If I remember correctly, Hal didn't like the FO sights as much as he thought he would.

If I were gonna get night sights, I'd probably buy Meprolights. But, even though the standard sights are just pop in - I have seen some people claim that they occassionally have to do a little filing to make the mepros fit.

I personally like the stock sights. I shoot at a darker indoor range. And, anything else but white dots are harder for me to see.


----------



## SigZagger (Aug 16, 2006)

Thanks. Once again, if you don't own a Glock, you are very limited to choices of updated aftermarket parts of any kind. :smt022 Oh, we unfortunate few who do not care for the Glock. Why...why...why?


----------



## Shipwreck (Jan 26, 2006)

yes, I wish there were more options for the P99.

There are flashlights and aftermarket sights for the P99 - unfortunately, there are generally just 1 or 2.
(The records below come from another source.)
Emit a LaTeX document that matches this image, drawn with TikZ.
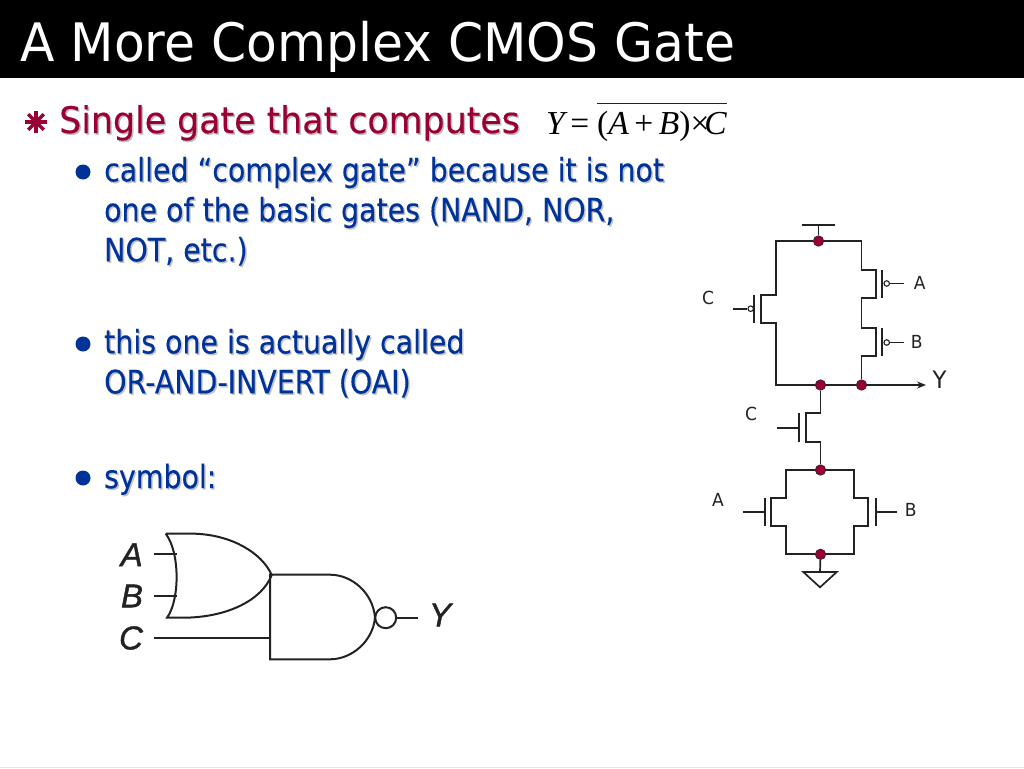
\documentclass[tikz,border=0pt]{standalone}
\usepackage{fontspec}
\usepackage{xcolor}
\setmainfont[FakeStretch=0.95]{DejaVu Sans}
\newfontfamily\subfont[FakeStretch=0.88,FakeBold=0.25]{DejaVu Sans}
\newfontfamily\headfont[FakeStretch=0.95,FakeBold=0.25]{DejaVu Sans}
\newfontfamily\formfont{Liberation Serif}
\newfontfamily\gatefont[ItalicFeatures={FakeBold=1.2}]{Liberation Sans}
\definecolor{slidered}{HTML}{990033}
\definecolor{slideblue}{HTML}{003399}
\definecolor{redshade}{HTML}{BDBDBD}
\definecolor{blueshade}{HTML}{C4C4C4}
\definecolor{wirecol}{HTML}{222222}
\newcommand{\shaded}[3]{\rlap{\raisebox{-1.5pt}{\hspace{1.5pt}\textcolor{#2}{#3}}}\textcolor{#1}{#3}}
\usetikzlibrary{arrows.meta,positioning,calc}
\begin{document}
\begin{tikzpicture}[
    x=1pt, y=-1pt,
    title/.style={anchor=base west, inner sep=0pt, text=white, font=\fontsize{53}{53}\selectfont},
    mainitem/.style={anchor=base west, inner sep=0pt, font=\headfont\fontsize{36.6}{40}\selectfont},
    subitem/.style={anchor=west, inner sep=0pt, align=left, font=\subfont\fontsize{32.3}{40}\selectfont},
    bulletdot/.style={circle, fill=slideblue, inner sep=0pt, minimum size=15pt},
    formula/.style={anchor=base west, inner sep=0pt, font=\formfont\fontsize{33.5}{33.5}\selectfont},
    wire/.style={draw=wirecol, line width=1.7pt},
    junction/.style={circle, draw=wirecol, fill=slidered, line width=0.6pt, inner sep=0pt, minimum size=10.5pt},
    bubble/.style={circle, draw=wirecol, fill=white, line width=1.1pt, inner sep=0pt, minimum size=5.5pt},
    pinlabel/.style={inner sep=0pt, text=wirecol, font=\fontsize{18}{18}\selectfont},
    gateline/.style={draw=wirecol, line width=2pt},
    gatelabel/.style={inner sep=0pt, text=wirecol, font=\gatefont\itshape\fontsize{33}{33}\selectfont}
]
    \useasboundingbox (0,0) rectangle (1024,768);
    \fill[black] (0,0) rectangle (1024,78);
    \draw[black!10, line width=1pt] (0,767.5) -- (1024,767.5);
    \node[title] (slidetitle) at (20,62) {A More Complex CMOS Gate};

    % text on the left
    \foreach \ang in {0,45,90,135}
        \draw[slidered, line width=3.5pt] (36,122) ++(\ang:11) -- ++(\ang+180:22);
    \node[mainitem] (topitem) at (59,133) {\shaded{slidered}{redshade}{Single gate that computes}};
    \node[bulletdot] (dot1) at (83,172) {};
    \node[subitem] (item1) at (104,212) {\shaded{slideblue}{blueshade}{called “complex gate” because it is not}\\
        \shaded{slideblue}{blueshade}{one of the basic gates (NAND, NOR,}\\
        \shaded{slideblue}{blueshade}{NOT, etc.)}};
    \node[bulletdot] (dot2) at (83,344) {};
    \node[subitem] (item2) at (104,364) {\shaded{slideblue}{blueshade}{this one is actually called}\\
        \shaded{slideblue}{blueshade}{OR-AND-INVERT (OAI)}};
    \node[bulletdot] (dot3) at (83,478) {};
    \node[subitem] (item3) at (104,480) {\shaded{slideblue}{blueshade}{symbol:}};

    % formula
    \node[formula] (formY) at (546,134) {\itshape Y\,\upshape =};
    \node[formula] (formExpr) at (597,134) {(\itshape A\,\upshape+\,\itshape B\upshape)×\kern-5pt\itshape C};
    \draw[wirecol, line width=1.2pt] (597,103.5) -- (727,103.5);

    % pull-up
    \node[junction] (vddDot) at (818.5,241) {};
    \node[junction] (outDot) at (820.5,385) {};
    \node[junction] (yDot) at (861.5,385) {};
    \coordinate (vddTop) at (818.5,225);
    \coordinate (yEnd) at (926,385);
    \draw[wire] (801.7,225) -- (835,225);
    \draw[wire] (vddTop) -- (vddDot);
    \draw[wire] (vddDot) -- (776,241) -- (776,295) -- (761,295) -- (761,323.3) -- (776,323.3) -- (776,385) -- (outDot);
    \draw[wire] (vddDot) -- (861.5,241) -- (861.5,270) -- (875.7,270) -- (875.7,297.7) -- (861.5,297.7)
        -- (861.5,328.3) -- (875.7,328.3) -- (875.7,356.3) -- (861.5,356.3) -- (yDot);
    \draw[wire] (outDot) -- (yDot);
    \draw[wire, -{Stealth[length=9pt,width=7pt]}] (yDot) -- (yEnd);
    % gates of the pull-up
    \draw[wire] (754,295) -- (754,323.3);
    \draw[wire] (882.3,270) -- (882.3,297.7);
    \draw[wire] (882.3,328.3) -- (882.3,356.3);
    \node[bubble] (bubC) at (750.7,308.7) {};
    \node[bubble] (bubA) at (886.7,283.5) {};
    \node[bubble] (bubB) at (886.7,342.5) {};
    \coordinate (inC) at (733.3,308.7);
    \coordinate (inA) at (904,283.5);
    \coordinate (inB) at (904,342.5);
    \draw[wire] (inC) -- (bubC);
    \draw[wire] (bubA) -- (inA);
    \draw[wire] (bubB) -- (inB);

    % pull-down
    \node[junction] (midDot) at (820.5,470) {};
    \node[junction] (gndDot) at (820.5,554.3) {};
    \coordinate (gndTop) at (820,572);
    \draw[wire] (outDot) -- (820.5,413.3) -- (805.7,413.3) -- (805.7,441.7) -- (820.5,441.7) -- (midDot);
    \draw[wire] (midDot) -- (786,470) -- (786,497.7) -- (771.3,497.7) -- (771.3,526) -- (786,526) -- (786,554.3) -- (gndDot);
    \draw[wire] (midDot) -- (854.3,470) -- (854.3,497.7) -- (868.3,497.7) -- (868.3,526) -- (854.3,526) -- (854.3,554.3) -- (gndDot);
    \draw[wire] (799,413.3) -- (799,441.7);
    \draw[wire] (777.3,427.7) -- (799,427.7);
    \draw[wire] (764.7,497.7) -- (764.7,526);
    \draw[wire] (743.3,512.3) -- (764.7,512.3);
    \draw[wire] (875.7,497.7) -- (875.7,526);
    \draw[wire] (875.7,512.3) -- (897.3,512.3);
    \draw[wire] (gndDot) -- (gndTop);
    \draw[wire] (803.3,572) -- (836.7,572) -- (820,587.3) -- cycle;

    \node[pinlabel] (labA) at (919.7,283) {A};
    \node[pinlabel] (labB) at (916.7,342) {B};
    \node[pinlabel] (labC) at (708,298) {C};
    \node[pinlabel, font=\fontsize{24}{24}\selectfont] (labY) at (939.5,380) {Y};
    \node[pinlabel] (labC2) at (751,414) {C};
    \node[pinlabel] (labA2) at (718,500) {A};
    \node[pinlabel] (labB2) at (910.7,510) {B};

    % gate symbol
    \draw[gateline] (165.7,533.7) -- (195,533.7) .. controls (232,535) and (262,553) .. (271.7,575)
        .. controls (262,600) and (228,617) .. (185,617.7) -- (167,617.7)
        .. controls (180,600) and (180,552) .. (165.7,533.7);
    \draw[gateline] (270,574.7) -- (330,574.7) .. controls (352,574.7) and (373,593) .. (375,617.5)
        .. controls (373,641) and (352,659.3) .. (330,659.3) -- (270,659.3) -- cycle;
    \node[circle, draw=wirecol, line width=2pt, inner sep=0pt, minimum size=21pt] (invBub) at (385.7,617.7) {};
    \node[gatelabel] (gA) at (131.7,554.7) {A};
    \node[gatelabel] (gB) at (132,596) {B};
    \node[gatelabel] (gC) at (131,638) {C};
    \node[gatelabel] (gY) at (440,615) {Y};
    \coordinate (inGA) at (154,554);
    \coordinate (inGB) at (154,596.3);
    \coordinate (inGC) at (154,638);
    \coordinate (outG) at (418,617.7);
    \draw[gateline] (inGA) -- (176.7,554);
    \draw[gateline] (inGB) -- (176.7,596.3);
    \draw[gateline] (inGC) -- (270,638);
    \draw[gateline] (invBub) -- (outG);
\end{tikzpicture}
\end{document}
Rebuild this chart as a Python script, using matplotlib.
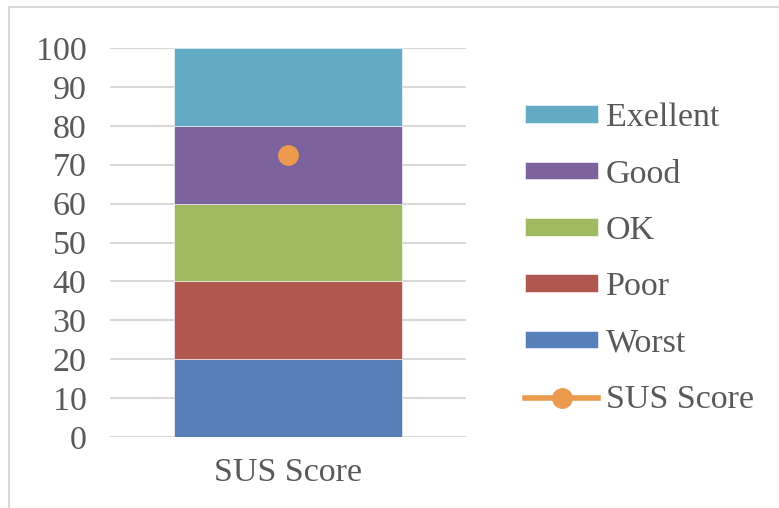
import matplotlib.pyplot as plt
from matplotlib.patches import Rectangle
from matplotlib.lines import Line2D
from matplotlib.patches import Patch

# data
category = ['SUS Score']
bands = ['Worst', 'Poor', 'OK', 'Good', 'Exellent']
band_values = [20, 20, 20, 20, 20]
band_colors = ['#5880B8', '#B05850', '#A0BA62', '#7D639E', '#63AAC5']
sus_score = [72.5]
score_color = '#EB9A4E'

plt.rcParams['font.family'] = ['Liberation Serif', 'DejaVu Serif']
txt = '#595959'
fs = 24.5

fig = plt.figure(figsize=(7.79, 5.08), dpi=100)
ax = fig.add_axes([110/779, (508-437)/508, (466-110)/779, (437-48)/508])

bottom = 0
for name, val, col in zip(bands, band_values, band_colors):
    ax.bar(category, [val], bottom=bottom, width=0.64, color=col,
           edgecolor='white', linewidth=0.4, zorder=2, label=name)
    bottom += val

ax.plot(category, sus_score, color=score_color, marker='o', markersize=14,
        linewidth=4, zorder=3)

ax.set_xlim(-0.5, 0.5)
ax.set_ylim(0, 100)
ax.set_yticks(range(0, 101, 10))
ax.grid(axis='y', color='#D9D9D9', linewidth=1.5, zorder=0)
ax.set_axisbelow(True)
for s in ax.spines.values():
    s.set_visible(False)
ax.tick_params(length=0, labelsize=fs, colors=txt)
ax.tick_params(axis='y', pad=17)
ax.tick_params(axis='x', pad=15)

# legend, top to bottom
handles = [Patch(facecolor=c, edgecolor='white', linewidth=0.4) for c in band_colors[::-1]]
handles.append(Line2D([], [], color=score_color, marker='o', markersize=14, linewidth=4))
labels = bands[::-1] + ['SUS Score']
leg = fig.legend(handles, labels, loc='center left', bbox_to_anchor=(525/779, (508-259)/508),
                 frameon=False, fontsize=fs, handlelength=2.15, handleheight=0.42,
                 handletextpad=0.22, labelspacing=0.76, borderaxespad=0, borderpad=0)
for t in leg.get_texts():
    t.set_color(txt)

# chart border
fig.add_artist(Rectangle((9/779, -0.1), 2, (508-7)/508 + 0.1, transform=fig.transFigure,
                         fill=False, edgecolor='#D9D9D9', linewidth=1.5))

fig.savefig('out.png', dpi=100)
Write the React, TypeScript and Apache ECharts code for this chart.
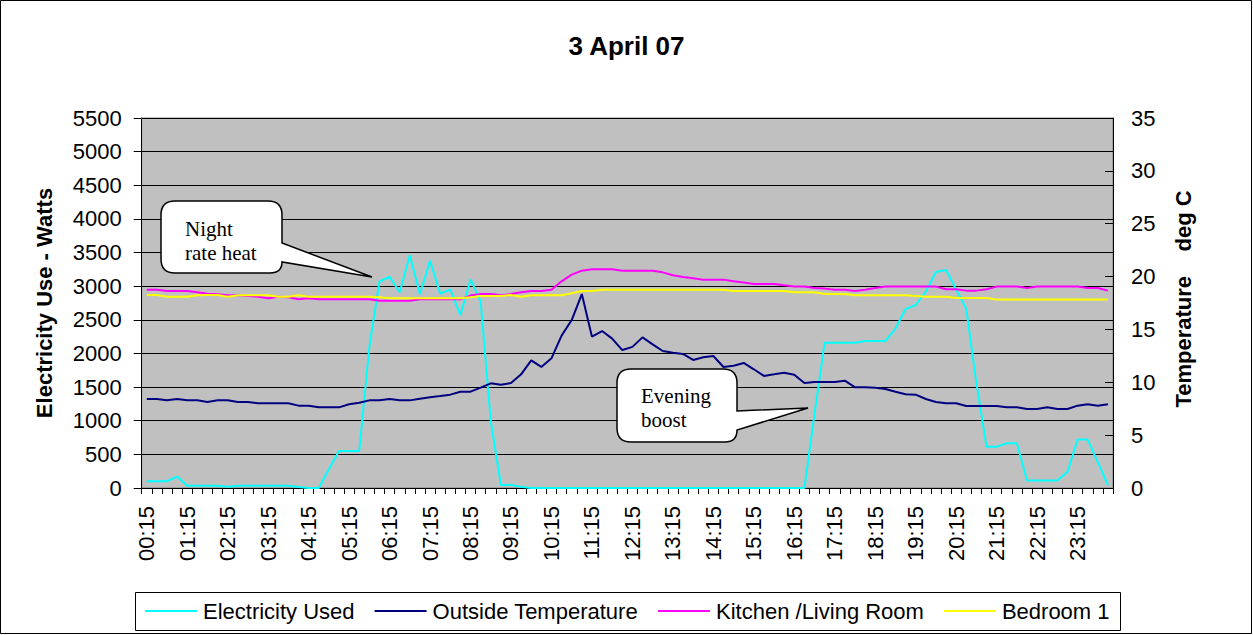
import React, { useEffect, useRef } from "react";
import * as echarts from "echarts";

const categories = [
  "00:15","00:30","00:45","01:00","01:15","01:30","01:45","02:00","02:15","02:30","02:45","03:00",
  "03:15","03:30","03:45","04:00","04:15","04:30","04:45","05:00","05:15","05:30","05:45","06:00",
  "06:15","06:30","06:45","07:00","07:15","07:30","07:45","08:00","08:15","08:30","08:45","09:00",
  "09:15","09:30","09:45","10:00","10:15","10:30","10:45","11:00","11:15","11:30","11:45","12:00",
  "12:15","12:30","12:45","13:00","13:15","13:30","13:45","14:00","14:15","14:30","14:45","15:00",
  "15:15","15:30","15:45","16:00","16:15","16:30","16:45","17:00","17:15","17:30","17:45","18:00",
  "18:15","18:30","18:45","19:00","19:15","19:30","19:45","20:00","20:15","20:30","20:45","21:00",
  "21:15","21:30","21:45","22:00","22:15","22:30","22:45","23:00","23:15","23:30","23:45","00:00"
];

const electricity = [
  100, 100, 100, 170, 35, 35, 35, 35, 20, 35, 35, 35,
  35, 35, 35, 15, 0, 0, 280, 550, 550, 550, 2100, 3070,
  3140, 2910, 3460, 2880, 3380, 2890, 2950, 2570, 3100, 2770, 1000, 45,
  45, 20, 0, 0, 0, 0, 0, 0, 0, 0, 0, 0,
  0, 0, 0, 0, 0, 0, 0, 0, 0, 0, 0, 0,
  0, 0, 0, 0, 0, 0, 1100, 2160, 2160, 2160, 2160, 2185,
  2185, 2185, 2370, 2660, 2720, 2920, 3210, 3240, 2950, 2660, 1560, 615,
  615, 665, 665, 110, 110, 110, 110, 240, 720, 720, 380, 45
];

const outsideTemp = [
  8.42, 8.42, 8.29, 8.42, 8.29, 8.29, 8.14, 8.29, 8.29, 8.14, 8.14, 8.01,
  8.01, 8.01, 8.01, 7.79, 7.79, 7.63, 7.63, 7.63, 7.92, 8.07, 8.29, 8.29,
  8.42, 8.29, 8.29, 8.45, 8.58, 8.7, 8.83, 9.11, 9.11, 9.49, 9.9, 9.77,
  9.93, 10.75, 12.08, 11.45, 12.27, 14.41, 15.89, 18.35, 14.32, 14.85, 14.13, 13.05,
  13.35, 14.25, 13.59, 12.96, 12.8, 12.68, 12.11, 12.36, 12.49, 11.45, 11.57, 11.83,
  11.23, 10.6, 10.75, 10.91, 10.72, 9.93, 10.03, 10.03, 10.03, 10.15, 9.52, 9.52,
  9.49, 9.37, 9.11, 8.86, 8.83, 8.42, 8.14, 8.01, 8.01, 7.76, 7.76, 7.76,
  7.76, 7.63, 7.63, 7.47, 7.47, 7.63, 7.47, 7.47, 7.79, 7.92, 7.79, 7.92
];

const kitchen = [
  18.76, 18.76, 18.64, 18.64, 18.64, 18.51, 18.38, 18.32, 18.23, 18.23, 18.17, 18.1,
  17.94, 18.1, 18.04, 17.85, 17.94, 17.85, 17.85, 17.85, 17.85, 17.85, 17.85, 17.72,
  17.72, 17.72, 17.72, 17.85, 17.85, 17.85, 17.85, 17.85, 18.2, 18.35, 18.35, 18.23,
  18.35, 18.51, 18.64, 18.64, 18.76, 19.55, 20.18, 20.56, 20.69, 20.69, 20.69, 20.56,
  20.56, 20.56, 20.56, 20.4, 20.12, 19.96, 19.84, 19.71, 19.71, 19.71, 19.55, 19.43,
  19.3, 19.3, 19.3, 19.17, 19.05, 19.05, 18.92, 18.86, 18.76, 18.76, 18.64, 18.76,
  18.92, 19.05, 19.05, 19.05, 19.05, 19.05, 19.05, 18.8, 18.8, 18.67, 18.67, 18.8,
  19.05, 19.05, 19.05, 18.92, 19.05, 19.05, 19.05, 19.05, 19.05, 18.92, 18.92, 18.67
];

const bedroom = [
  18.26, 18.26, 18.1, 18.1, 18.1, 18.23, 18.26, 18.26, 18.1, 18.23, 18.23, 18.23,
  18.23, 18.1, 18.1, 18.23, 18.1, 18.1, 18.1, 18.1, 18.1, 18.1, 18.1, 18.04,
  17.94, 17.94, 17.94, 17.94, 17.94, 17.94, 17.94, 17.94, 18.04, 18.17, 18.17, 18.17,
  18.26, 18.1, 18.23, 18.23, 18.23, 18.23, 18.42, 18.64, 18.64, 18.76, 18.76, 18.76,
  18.76, 18.76, 18.76, 18.76, 18.76, 18.76, 18.76, 18.76, 18.76, 18.76, 18.64, 18.64,
  18.64, 18.64, 18.64, 18.64, 18.51, 18.51, 18.51, 18.35, 18.35, 18.35, 18.23, 18.23,
  18.23, 18.23, 18.23, 18.23, 18.17, 18.1, 18.1, 18.1, 17.98, 17.98, 17.98, 17.98,
  17.82, 17.82, 17.82, 17.82, 17.82, 17.82, 17.82, 17.82, 17.82, 17.82, 17.82, 17.82
];

const seriesNames = ["Electricity Used", "Outside Temperature", "Kitchen /Living Room", "Bedroom 1"];
const seriesColors = ["#00FFFF", "#000080", "#FF00FF", "#FFFF00"];

const FONT = "'Liberation Sans', Arial, sans-serif";
const SERIF = "'Liberation Serif', 'Times New Roman', serif";

const nightPath =
  "M 175 201 L 268 201 Q 282 201 282 215 L 282 243 L 372 277 L 282 262 Q 282 273 270 273 L 175 273 Q 161 273 161 259 L 161 215 Q 161 201 175 201 Z";
const eveningPath =
  "M 631 369 L 723 369 Q 737 369 737 383 L 737 411 L 808 408 L 737 430 Q 737 442 725 442 L 631 442 Q 617 442 617 428 L 617 383 Q 617 369 631 369 Z";

export default function App() {
  const ref = useRef<HTMLDivElement>(null);

  useEffect(() => {
    const el = ref.current;
    if (!el) return;
    echarts.graphic.registerShape("calloutNight", echarts.graphic.extendPath(nightPath, {}));
    echarts.graphic.registerShape("calloutEvening", echarts.graphic.extendPath(eveningPath, {}));
    const chart = echarts.init(el, null, { renderer: "svg" });

    const data = [electricity, outsideTemp, kitchen, bedroom];

    chart.setOption({
      animation: false,
      backgroundColor: "#ffffff",
      textStyle: { fontFamily: FONT, color: "#000" },
      title: {
        text: "3 April 07",
        left: "center",
        top: 28,
        textStyle: { fontFamily: FONT, fontSize: 26, fontWeight: "bold", color: "#000" },
      },
      legend: {
        data: seriesNames,
        left: 145,
        top: 600,
        padding: 0,
        itemGap: 20,
        itemWidth: 52,
        itemHeight: 2,
        icon: "rect",
        textStyle: { fontFamily: FONT, fontSize: 22, color: "#000", padding: [0, 0, 0, 1] },
      },
      grid: {
        left: 141.7,
        right: 140,
        top: 118,
        bottom: 147,
        show: true,
        backgroundColor: "#C0C0C0",
        borderColor: "#808080",
        borderWidth: 1,
      },
      xAxis: {
        type: "category",
        data: categories,
        boundaryGap: true,
        axisLine: { show: true, lineStyle: { color: "#000", width: 1 } },
        axisTick: { show: true, interval: 0, length: 6, lineStyle: { color: "#000" } },
        axisLabel: {
          interval: 3,
          rotate: 90,
          margin: 18,
          fontSize: 22,
          fontFamily: FONT,
          color: "#000",
        },
        splitLine: { show: false },
      },
      yAxis: [
        {
          type: "value",
          min: 0,
          max: 5500,
          interval: 500,
          position: "left",
          axisLine: { show: true, lineStyle: { color: "#000", width: 1 } },
          axisTick: { show: true, length: 8, lineStyle: { color: "#000" } },
          axisLabel: {
            margin: 20,
            fontSize: 22,
            fontFamily: FONT,
            color: "#000",
            formatter: (v: number) => String(v),
          },
          splitLine: { show: true, lineStyle: { color: "#000", width: 1 } },
        },
        {
          type: "value",
          min: 0,
          max: 35,
          interval: 5,
          position: "right",
          axisLine: { show: true, lineStyle: { color: "#000", width: 1 } },
          axisTick: { show: true, inside: true, length: 8, lineStyle: { color: "#000" } },
          axisLabel: {
            margin: 18,
            fontSize: 22,
            fontFamily: FONT,
            color: "#000",
            formatter: (v: number) => String(v),
          },
          splitLine: { show: false },
        },
      ],
      series: seriesNames.map((name, idx) => ({
        name,
        type: "line",
        yAxisIndex: idx === 0 ? 0 : 1,
        data: data[idx],
        symbol: "none",
        showSymbol: false,
        smooth: false,
        lineStyle: { color: seriesColors[idx], width: 2 },
        itemStyle: { color: seriesColors[idx] },
        z: idx === 0 ? 2 : 3,
      })),
      graphic: [
        {
          type: "rect",
          z: 1,
          silent: true,
          shape: { x: 0.5, y: 0.5, width: 1251, height: 633 },
          style: { fill: "none", stroke: "#000", lineWidth: 1 },
        },
        {
          type: "rect",
          z: 1,
          silent: true,
          shape: { x: 135.5, y: 592.5, width: 985, height: 38 },
          style: { fill: "none", stroke: "#000", lineWidth: 1 },
        },
        {
          type: "text",
          z: 10,
          x: 44,
          y: 303,
          rotation: Math.PI / 2,
          style: {
            text: "Electricity Use - Watts",
            font: `bold 22px ${FONT}`,
            fill: "#000",
            textAlign: "center",
            textVerticalAlign: "middle",
          },
        },
        {
          type: "text",
          z: 10,
          x: 1183,
          y: 299,
          rotation: Math.PI / 2,
          style: {
            text: "Temperature    deg C",
            font: `bold 22px ${FONT}`,
            fill: "#000",
            textAlign: "center",
            textVerticalAlign: "middle",
          },
        },
        {
          type: "calloutNight",
          z: 100,
          x: 0,
          y: 0,
          style: { fill: "#fff", stroke: "#000", lineWidth: 1.5 },
        },
        {
          type: "text",
          z: 101,
          x: 185,
          y: 217,
          style: { text: "Night\nrate heat", font: `21px ${SERIF}`, fill: "#000", lineHeight: 24 },
        },
        {
          type: "calloutEvening",
          z: 100,
          x: 0,
          y: 0,
          style: { fill: "#fff", stroke: "#000", lineWidth: 1.5 },
        },
        {
          type: "text",
          z: 101,
          x: 641,
          y: 384,
          style: { text: "Evening\nboost", font: `21px ${SERIF}`, fill: "#000", lineHeight: 24 },
        },
      ],
    });

    return () => {
      chart.dispose();
    };
  }, []);

  return (
    <div
      ref={ref}
      style={{ position: "absolute", left: 0, top: 0, width: 1253, height: 635, background: "#fff" }}
    />
  );
}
On ebay, U can buy an ugly magwell and some ort of thumb altering grip attachment - but neither look very good.


----------



## SigZagger (Aug 16, 2006)

You know what I don't understand? If Walther, Sig, Beretta or whom ever wants to compete with Glock, why in the world don't these gun manufactures offer more upgrade accessories. Of those mentioned, Walther is the classic example. Very little advertising in America. Two choices for sight changes. WOW! I'm not aware of any city, state, county or federal agency that even carries a Walther. I know they are popular in Europe with LE, but the American market is lacking. I'll bet many P99's could outshoot any of those guns I mentioned. Yet, the name Walther will probably never catch the attention of the American gun buying public. Whoever handles Glock promotions, sure is earning his money. Maybe Walther doesn't have an ad agency in the states. Too bad, because the P99 in particular is a fine piece of engineering. The sleeper of stock auto's. If anyone from Walther sales and marketing reads this, remember at your next staff meeting, present this idea: advertise, advertise, advertise. You have a quality product to sell. I know...it'll never happen.


----------



## Shipwreck (Jan 26, 2006)

I have complained about the very same thing on the Walther board. Walther isn't too worried about the American market. Some SW99s (the clone of the Walther) are used at a handfull of police depts around the US, but thats about it.

I believe an airgun company owns Walther in Germany, and their priority doesn't seem to be on the firearm aspect of their company anymore.

Walther should offer a free range day like Beretta did with the 90-Two model that came out in the beginning of the summer. They should do more ads. Try some movie tie ins (hell, they could have come up w/ a tie-in for both Underworld movies).


----------